**GOAL**
Leave out the pictures and set down exactly the lines from the start of the listing through the one with "(0,0) rectangle (700,775);", both included.

>> BEGIN

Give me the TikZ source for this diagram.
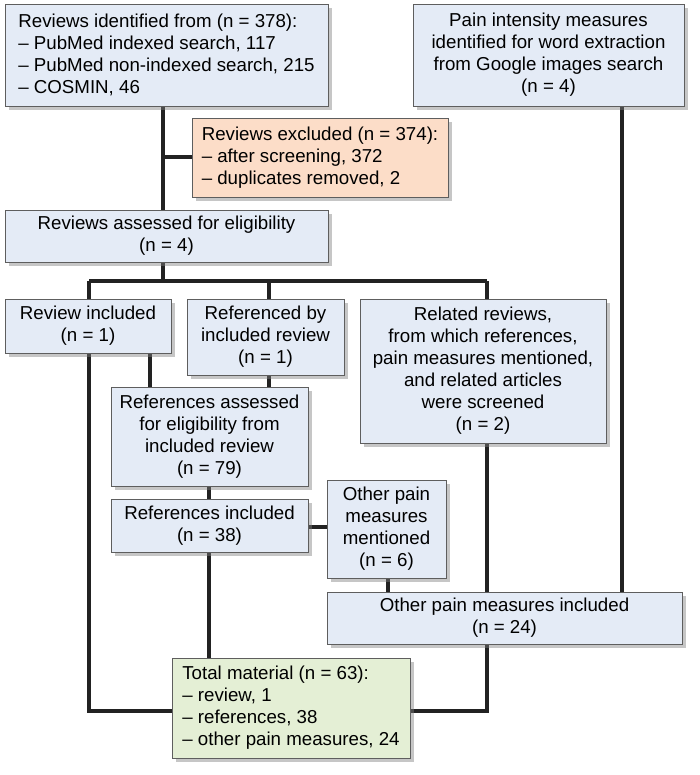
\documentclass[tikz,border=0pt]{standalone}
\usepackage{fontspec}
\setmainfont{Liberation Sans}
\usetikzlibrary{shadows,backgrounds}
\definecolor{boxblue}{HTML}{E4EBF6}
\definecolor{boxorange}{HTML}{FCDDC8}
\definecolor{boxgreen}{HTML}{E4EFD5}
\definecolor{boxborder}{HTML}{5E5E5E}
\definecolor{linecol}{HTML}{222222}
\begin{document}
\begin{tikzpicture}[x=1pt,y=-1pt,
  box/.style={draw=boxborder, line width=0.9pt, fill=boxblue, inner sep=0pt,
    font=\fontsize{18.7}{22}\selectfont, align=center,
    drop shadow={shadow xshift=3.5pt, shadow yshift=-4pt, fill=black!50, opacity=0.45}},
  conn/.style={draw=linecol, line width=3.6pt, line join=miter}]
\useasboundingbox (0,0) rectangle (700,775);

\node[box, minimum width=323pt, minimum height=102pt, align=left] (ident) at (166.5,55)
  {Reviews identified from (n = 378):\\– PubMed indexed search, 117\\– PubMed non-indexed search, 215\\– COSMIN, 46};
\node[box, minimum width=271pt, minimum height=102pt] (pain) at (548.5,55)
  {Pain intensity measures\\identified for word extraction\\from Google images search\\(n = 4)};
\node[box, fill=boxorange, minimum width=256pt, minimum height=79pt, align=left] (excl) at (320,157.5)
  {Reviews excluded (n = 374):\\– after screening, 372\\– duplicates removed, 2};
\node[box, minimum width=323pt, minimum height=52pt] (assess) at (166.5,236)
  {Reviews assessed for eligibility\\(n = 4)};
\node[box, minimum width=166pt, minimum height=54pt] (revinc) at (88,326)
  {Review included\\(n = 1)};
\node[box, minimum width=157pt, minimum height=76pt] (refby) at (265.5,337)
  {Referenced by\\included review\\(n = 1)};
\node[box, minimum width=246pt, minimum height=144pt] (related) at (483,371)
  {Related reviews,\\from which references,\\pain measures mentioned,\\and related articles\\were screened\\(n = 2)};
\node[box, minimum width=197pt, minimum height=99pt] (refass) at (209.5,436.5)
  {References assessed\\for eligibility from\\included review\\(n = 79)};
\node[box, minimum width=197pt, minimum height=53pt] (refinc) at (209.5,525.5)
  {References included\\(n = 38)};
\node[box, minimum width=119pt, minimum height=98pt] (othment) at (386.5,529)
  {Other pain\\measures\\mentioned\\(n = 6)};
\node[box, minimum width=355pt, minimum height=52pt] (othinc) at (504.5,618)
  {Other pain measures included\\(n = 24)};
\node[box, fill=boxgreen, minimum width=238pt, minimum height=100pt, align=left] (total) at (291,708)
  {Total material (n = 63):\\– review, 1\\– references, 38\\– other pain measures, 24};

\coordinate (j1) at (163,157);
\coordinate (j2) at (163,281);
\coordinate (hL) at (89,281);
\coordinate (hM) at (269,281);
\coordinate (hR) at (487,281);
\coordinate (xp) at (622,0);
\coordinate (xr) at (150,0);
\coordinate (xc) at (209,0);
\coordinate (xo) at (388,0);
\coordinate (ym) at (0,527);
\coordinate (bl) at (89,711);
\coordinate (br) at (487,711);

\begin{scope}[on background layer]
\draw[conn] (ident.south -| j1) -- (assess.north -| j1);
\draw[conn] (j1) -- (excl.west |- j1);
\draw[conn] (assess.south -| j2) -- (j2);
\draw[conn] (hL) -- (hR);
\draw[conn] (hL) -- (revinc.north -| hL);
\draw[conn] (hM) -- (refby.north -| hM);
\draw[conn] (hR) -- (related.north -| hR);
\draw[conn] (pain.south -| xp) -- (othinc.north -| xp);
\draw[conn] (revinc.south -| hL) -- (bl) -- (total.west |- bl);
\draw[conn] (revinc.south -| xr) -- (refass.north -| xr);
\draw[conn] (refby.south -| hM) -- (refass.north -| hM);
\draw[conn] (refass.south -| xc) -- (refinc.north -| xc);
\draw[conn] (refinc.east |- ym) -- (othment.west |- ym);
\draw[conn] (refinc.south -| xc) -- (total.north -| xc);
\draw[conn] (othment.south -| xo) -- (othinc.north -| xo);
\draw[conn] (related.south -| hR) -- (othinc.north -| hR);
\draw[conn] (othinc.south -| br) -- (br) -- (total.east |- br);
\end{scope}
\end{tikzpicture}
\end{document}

>> END

**COMPLETE RESPONSE**
Give me the TikZ source for this diagram.
\documentclass[tikz,border=0pt]{standalone}
\usepackage{fontspec}
\setmainfont{Liberation Sans}
\usetikzlibrary{shadows,backgrounds}
\definecolor{boxblue}{HTML}{E4EBF6}
\definecolor{boxorange}{HTML}{FCDDC8}
\definecolor{boxgreen}{HTML}{E4EFD5}
\definecolor{boxborder}{HTML}{5E5E5E}
\definecolor{linecol}{HTML}{222222}
\begin{document}
\begin{tikzpicture}[x=1pt,y=-1pt,
  box/.style={draw=boxborder, line width=0.9pt, fill=boxblue, inner sep=0pt,
    font=\fontsize{18.7}{22}\selectfont, align=center,
    drop shadow={shadow xshift=3.5pt, shadow yshift=-4pt, fill=black!50, opacity=0.45}},
  conn/.style={draw=linecol, line width=3.6pt, line join=miter}]
\useasboundingbox (0,0) rectangle (700,775);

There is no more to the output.